China ‘giving detained Canadians Kovrig and Spavor better food’ during coronavirus

Sarah Zheng

Beijing said it was providing better food and allowing more deliveries during the coronavirus outbreak for two Canadians detained in China on spying charges that were seen as retaliation for Canada’s arrest of a Chinese telecoms executive.

The Chinese embassy in Canada said it had also allowed Canadian former diplomat Michael Kovrig – held by police since December 2018 along with Canadian businessman Michael Spavor – to speak to his “very ill” father by telephone for “humanitarian reasons”, Canadian media reported.

“The authorities have provided better food for all the detainees, including Michael Kovrig and Michael Spavor, so as to help strengthen their immunity,” the embassy’s statement said. “Second, given the relevant detention centres have been totally enclosed due to the epidemic, to ensure their contacts with the Canadian consular agencies in China, the frequency of transference of letters and parcels to Michael Kovrig and Michael Spavor has been increased as interim arrangements.”

Global Affairs Canada (GAC), the Canadian government’s diplomatic department, has called for the pair to be released immediately from “arbitrary detention”, and did not immediately respond to a request for comment on the embassy’s remarks.
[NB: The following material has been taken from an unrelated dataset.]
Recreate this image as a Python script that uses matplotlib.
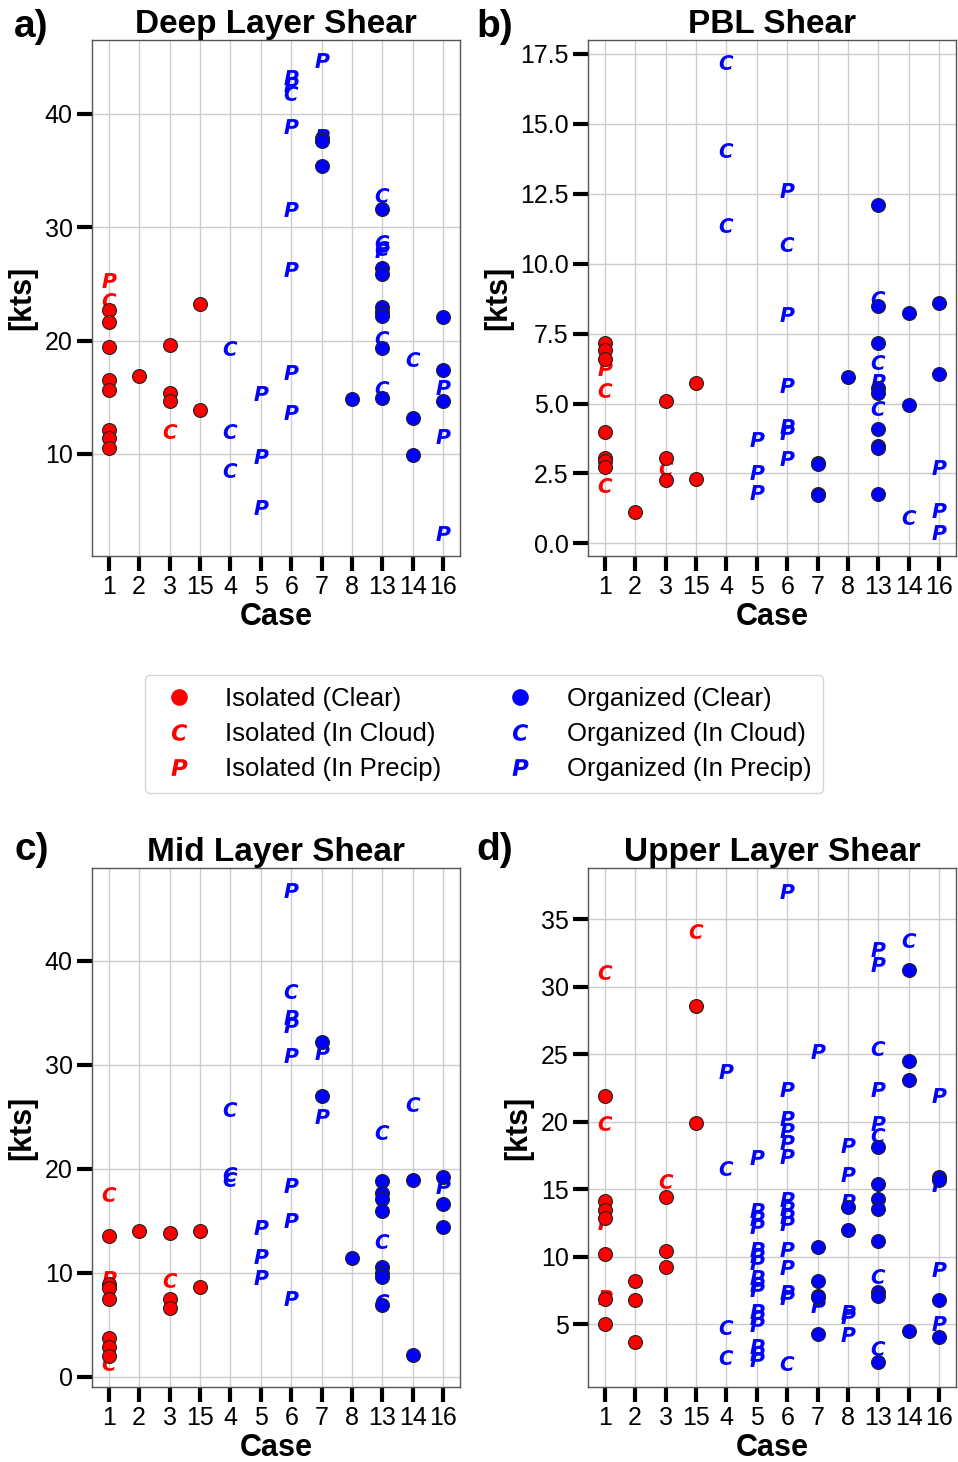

The latest developments for the two men came amid tightened travel restrictions in China over the coronavirus pandemic, which spread from the central province of Hubei in December and has caused more than 160,000 infections in more than 100 countries worldwide.

Kovrig and Spavor have been detained in China since their arrest in mid-December 2018, days after Canadian authorities arrested Meng Wanzhou, chief financial officer of Chinese telecoms company Huawei, on a US extradition request.

Relations between Ottawa and Beijing have plunged over what has been seen as China’s retaliatory detention of the two Canadians, but tensions have seemed to thaw through their cooperation over the coronavirus. Chinese state media lauded Canadian support and donations to China during the outbreak, and the World Health Organisation’s joint mission to China for the coronavirus was headed by Canadian epidemiologist Bruce Aylward.

Canada sends delegation to China to press for release of detained citizens

But China’s ambassador to Canada, Cong Peiwu, said this month that while the cooperation was “appreciated”, the “outstanding issue for the bilateral relationship” remained.

Meng has been released on bail ahead of the next hearing of her court case, scheduled in late April, on charges of bank fraud and violating US sanctions. Meanwhile, both Kovrig and Spavor remain in detention with limited consular access, with reports that the two were being held in cells with lights on for 24 hours a day and Kovrig was being denied access to his reading glasses.

GAC had said the two detainees were being allowed monthly visits from Canadian consular officials, but it has not reported new visits for the past two months as the coronavirus has spread across China and abroad. The last reported consular visits were on January 13 for Spavor and January 14 for Kovrig.

Case of detained Canadians sends chill through diplomats in China

The think tank International Crisis Group, which employed Kovrig as an analyst at the time of his detention, has called daily on social media for his release, writing on Monday: “Imagine being locked up in a Chinese prison for 462 days. You cannot see your family. No justifiable reason has been given. This is what our Canadian friend and colleague Michael Kovrig is facing.”

China’s embassy in Canada said in its statement, released last Friday, that Chinese authorities had ensured Kovrig and Spavor “received adequate humanitarian treatment [like] other suspects of the same kind”.

“Both of them are physically sound and mentally stable,” the embassy said. “Their lawful rights are fully protected.”